Trochu, sommé par les maires de céder le commandement, refusa de donner sa démission et se laissa destituer, tout en restant président du gouvernement. Vinoy, nommé d'urgence et sans avoir été consulté, général en chef de l'armée de Paris, accepta cette lourde charge dans le moment le plus critique, tandis qu'au dehors grondait le canon allemand et qu'au dedans remuait de nouveau le parti du désordre. Mais de vigoureuses mesures eurent raison de l'émeute. Les Bellevillois avaient tiré de Mazas : Flourens, Millière, Leo Meillet et autres meneurs ; une compagnie de douaniers vint déloger Flourens de la mairie de Belleville où il s'était installé. Des gardes nationaux du 101e menaçaient le 22 janvier l'hôtel de ville et faisaient feu sur les officiers de service ; les mobiles du Finistère les dispersèrent à coups de fusil. Le gouvernement ferma les clubs, supprima deux journaux, le Réveil et le Combat, ordonna l'arrestation de leurs rédacteurs Delescluze et Pyat, puis capitula. Le 23 janvier, Jules Favre, consentant à remplir le rôle d'Eustache de Saint Pierre, se rendait à Versailles. Le 28, il signait un armistice de vingt et un jours pour la province comme pour Paris : une assemblée où siégeraient les députés de l'Alsace et de la Lorraine, serait élue le 8 février et réunie le 12 ; les Allemands prenaient possession des forts de la capitale et du matériel de guerre ; la garnison demeurait prisonnière dans Paris à l'exception d'une division de douze mille soldats chargée d'assurer le service intérieur ; les officiers gardaient leur épée ; la garde nationale conservait ses armes — j'en demande pardon à Dieu et aux hommes, disait Jules Favre plus tard.
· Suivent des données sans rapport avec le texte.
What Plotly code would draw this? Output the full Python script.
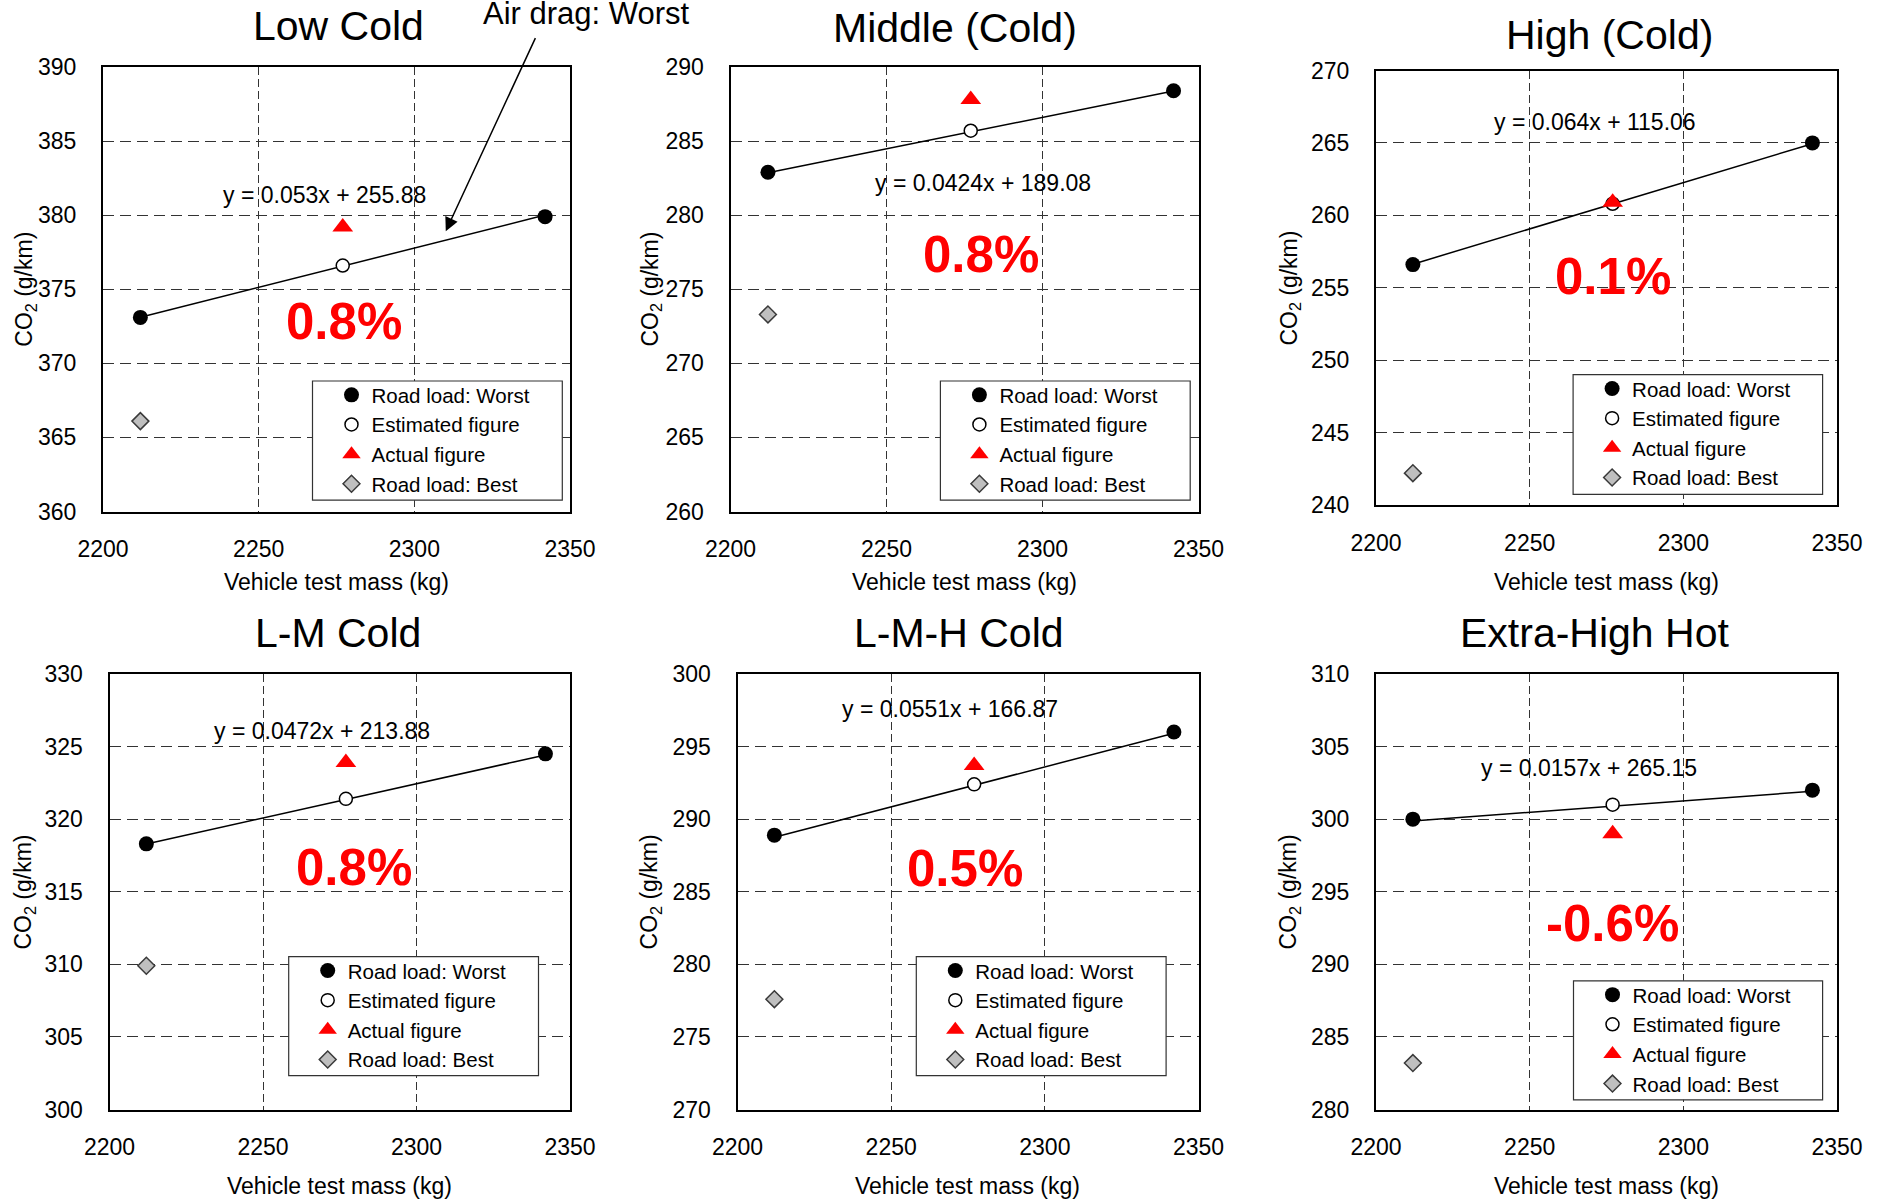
import plotly.graph_objects as go

W, H = 1879, 1200
FONT = "Arial, 'Liberation Sans', sans-serif"

# ---------------- data ----------------
panel_titles = ["Low Cold", "Middle (Cold)", "High (Cold)", "L-M Cold", "L-M-H Cold", "Extra-High Hot"]
y_ranges = [[360, 390], [260, 290], [240, 270], [300, 330], [270, 300], [280, 310]]
x_range = [2200, 2350]
x_ticks = [2200, 2250, 2300, 2350]

mass_worst = [2212, 2342]
mass_estimated = 2277
mass_actual = 2277
mass_best = 2212

co2_worst = [[373.1, 379.9], [282.9, 288.4], [256.6, 265.0],
             [318.3, 324.5], [288.9, 296.0], [300.0, 302.0]]
co2_estimated = [376.6, 285.7, 260.8, 321.4, 292.4, 301.0]
co2_actual = [379.2, 287.8, 260.9, 323.9, 293.7, 299.0]
co2_best = [366.1, 273.3, 242.2, 309.9, 277.6, 283.2]

fit_slope = [0.053, 0.0424, 0.064, 0.0472, 0.0551, 0.0157]
fit_intercept = [255.88, 189.08, 115.06, 213.88, 166.87, 265.15]
change_labels = ["0.8%", "0.8%", "0.1%", "0.8%", "0.5%", "-0.6%"]

series_names = ["Road load: Worst", "Estimated figure", "Actual figure", "Road load: Best"]
x_title = "Vehicle test mass (kg)"
y_title = "CO<sub>2</sub> (g/km)"
arrow_label = "Air drag: Worst"

# ---------------- layout (pixels) ----------------
plot_px = [  # left, right, top, bottom
    (103, 570, 67, 511.5),
    (730.5, 1198.5, 67, 511.5),
    (1376, 1837, 70.5, 505),
    (109.5, 570, 674, 1109.5),
    (737.5, 1198.5, 674, 1109.5),
    (1376, 1837, 674, 1109.5),
]
title_px = [(338, 25.8), (954.7, 27.7), (1609.4, 35.4), (338, 632.5), (958.8, 632.5), (1594.8, 632.5)]
xtitle_y_px = [582.5, 582.5, 582, 1186.3, 1186.3, 1186.3]
ytitle_px = [(24.7, 289), (650.6, 289), (1289.6, 288), (24.7, 891.8), (650.6, 891.8), (1289.6, 891.8)]
legend_box_px = [(312.5, 381, 562.3, 500.2), (940.4, 381, 1190.2, 500.2), (1573.1, 374.7, 1822.6, 494.4),
                 (288.7, 956.7, 538.5, 1075.7), (916.3, 956.7, 1166.1, 1075.7), (1573.5, 980.8, 1822.6, 1099.8)]
eq_pos = [(2271, 381.35), (2281, 282.18), (2271.3, 266.47), (2269.3, 326.08), (2269.2, 297.6), (2269.2, 303.5)]
pct_pos = [(2277.3, 372.8), (2280.4, 277.35), (2277.2, 255.8), (2279.8, 316.7), (2274.1, 286.6), (2276.9, 292.8)]


def px_x(p):
    return p / W


def px_y(p):
    return 1 - p / H


fig = go.Figure()
layout = dict(
    template="none",
    width=W, height=H, autosize=False,
    margin=dict(l=0, r=0, t=0, b=0, pad=0),
    paper_bgcolor="white", plot_bgcolor="white",
    font=dict(family=FONT, color="black"),
    showlegend=True,
)
annotations = []
shapes = []

for i in range(6):
    sfx = "" if i == 0 else str(i + 1)
    xa, ya = "x" + sfx, "y" + sfx
    leg = "legend" + sfx
    l, r, t, b = plot_px[i]

    layout["xaxis" + sfx] = dict(
        domain=[px_x(l), px_x(r)], anchor=ya, range=x_range, tickvals=x_ticks,
        showgrid=True, gridcolor="#333333", gridwidth=1, griddash="8px,4px",
        showline=True, linecolor="black", linewidth=2, mirror=True,
        ticks="", zeroline=False, ticklabelstandoff=16, automargin=False,
        tickfont=dict(size=23, family=FONT, color="black"),
    )
    layout["yaxis" + sfx] = dict(
        domain=[px_y(b), px_y(t)], anchor=xa, range=y_ranges[i], dtick=5, tick0=0,
        showgrid=True, gridcolor="#333333", gridwidth=1, griddash="11px,6px",
        showline=True, linecolor="black", linewidth=2, mirror=True,
        ticks="", zeroline=False, ticklabelstandoff=20, automargin=False,
        tickfont=dict(size=23, family=FONT, color="black"),
    )

    # trend line
    fit_y = [fit_slope[i] * m + fit_intercept[i] for m in mass_worst]
    fig.add_trace(go.Scatter(x=mass_worst, y=fit_y, mode="lines",
                             line=dict(color="black", width=1.5),
                             xaxis=xa, yaxis=ya, showlegend=False, hoverinfo="skip"))
    fig.add_trace(go.Scatter(x=mass_worst, y=co2_worst[i], mode="markers", name=series_names[0],
                             marker=dict(symbol="circle", size=15, color="black"),
                             xaxis=xa, yaxis=ya, legend=leg))
    fig.add_trace(go.Scatter(x=[mass_estimated], y=[co2_estimated[i]], mode="markers", name=series_names[1],
                             marker=dict(symbol="circle", size=13, color="white",
                                         line=dict(color="black", width=1.5)),
                             xaxis=xa, yaxis=ya, legend=leg))
    fig.add_trace(go.Scatter(x=[mass_actual], y=[co2_actual[i]], mode="markers", name=series_names[2],
                             marker=dict(symbol="triangle-up", size=18, color="#ff0000"),
                             xaxis=xa, yaxis=ya, legend=leg))
    fig.add_trace(go.Scatter(x=[mass_best], y=[co2_best[i]], mode="markers", name=series_names[3],
                             marker=dict(symbol="diamond", size=13, color="#bfbfbf",
                                         line=dict(color="#3a3a3a", width=1.5)),
                             xaxis=xa, yaxis=ya, legend=leg))

    # legend box + legend
    bl, bt, br, bb = legend_box_px[i]
    shapes.append(dict(type="rect", xref="paper", yref="paper",
                       x0=px_x(bl), x1=px_x(br), y0=px_y(bb), y1=px_y(bt),
                       fillcolor="white", line=dict(color="#333333", width=1.2), layer="above"))
    layout[leg] = dict(
        x=px_x(bl + 19), y=px_y(bt - 6), xanchor="left", yanchor="top",
        bgcolor="rgba(0,0,0,0)", borderwidth=0,
        font=dict(size=20.5, family=FONT, color="black"), tracegroupgap=0,
        traceorder="normal",
    )

    # titles
    annotations.append(dict(text=panel_titles[i], xref="paper", yref="paper",
                            x=px_x(title_px[i][0]), y=px_y(title_px[i][1]),
                            xanchor="center", yanchor="middle", showarrow=False,
                            font=dict(size=41, family=FONT, color="black")))
    annotations.append(dict(text=x_title, xref="paper", yref="paper",
                            x=px_x((l + r) / 2), y=px_y(xtitle_y_px[i]),
                            xanchor="center", yanchor="middle", showarrow=False,
                            font=dict(size=23, family=FONT, color="black")))
    annotations.append(dict(text=y_title, xref="paper", yref="paper", textangle=-90,
                            x=px_x(ytitle_px[i][0]), y=px_y(ytitle_px[i][1]),
                            xanchor="center", yanchor="middle", showarrow=False,
                            font=dict(size=23, family=FONT, color="black")))
    # equation & percentage
    annotations.append(dict(text=f"y = {fit_slope[i]:g}x + {fit_intercept[i]:.2f}", xref=xa, yref=ya,
                            x=eq_pos[i][0], y=eq_pos[i][1], xanchor="center", yanchor="middle",
                            showarrow=False, font=dict(size=23, family=FONT, color="black")))
    annotations.append(dict(text="<b>" + change_labels[i] + "</b>", xref=xa, yref=ya,
                            x=pct_pos[i][0], y=pct_pos[i][1], xanchor="center", yanchor="middle",
                            showarrow=False, font=dict(size=51, family=FONT, color="#ff0000")))

# Air drag arrow (panel 1)
annotations.append(dict(text="", xref="x", yref="y", x=2310.1, y=378.92,
                        axref="x", ayref="y", ax=2339.1, ay=392.05,
                        showarrow=True, arrowhead=2, arrowsize=1.8, arrowwidth=1.5,
                        arrowcolor="black", standoff=0, startstandoff=0))
annotations.append(dict(text=arrow_label, xref="paper", yref="paper",
                        x=px_x(586), y=px_y(13), xanchor="center", yanchor="middle",
                        showarrow=False, font=dict(size=31, family=FONT, color="black")))

layout["annotations"] = annotations
layout["shapes"] = shapes
fig.update_layout(**layout)
fig.write_html("out.html", config={"displayModeBar": False},
               post_script="document.body.style.margin='0';document.body.style.overflow='hidden';")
Les Allemands ne devaient pas pénétrer dans Paris durant l'armistice. Mais ils désiraient couronner leurs victoires par cette entrée triomphale ; ce serait, déclarait Bismarck, la récompense de leur armée, et il était impossible d'empêcher leurs soldats (le contempler de près le dôme des Invalides. On leur remontra que Paris ne pouvait leur ouvrir des portes qu'ils n'avaient pas forcées, qu'un conflit éclaterait sûrement entre eux et la population. Ils insistèrent, promirent de renoncer à Belfort s'ils entraient à Paris. On convint donc que 30.000 d'entre eux occuperaient, du 1er mars jusqu'à l'échange des ratifications, l'enceinte comprise entre la Seine, la rue du Faubourg Saint-Honoré et l'avenue des Ternes. Le 1er mars, ils s'avançaient vers la place de la Concorde et s'installaient soit dans les édifices publics soit chez les habitants du quartier des Champs-Élysées. Le lendemain, par petites escouades, ils visitaient les galeries du Louvre. La foule qui, de la rue de Rivoli, les voyait traverser le jardin des Tuileries et la cour du Carrousel, les accueillit par des injures et des huées ; ils lui répondirent par des regards arrogants et une attitude provocante. Heureusement, dès le soir du 2 mars, l'acte authentique de la ratification des préliminaires de paix était transmis à Versailles, et le jour suivant, selon la convention, les Allemands. évacuaient Paris, après une inutile et inglorieuse parade.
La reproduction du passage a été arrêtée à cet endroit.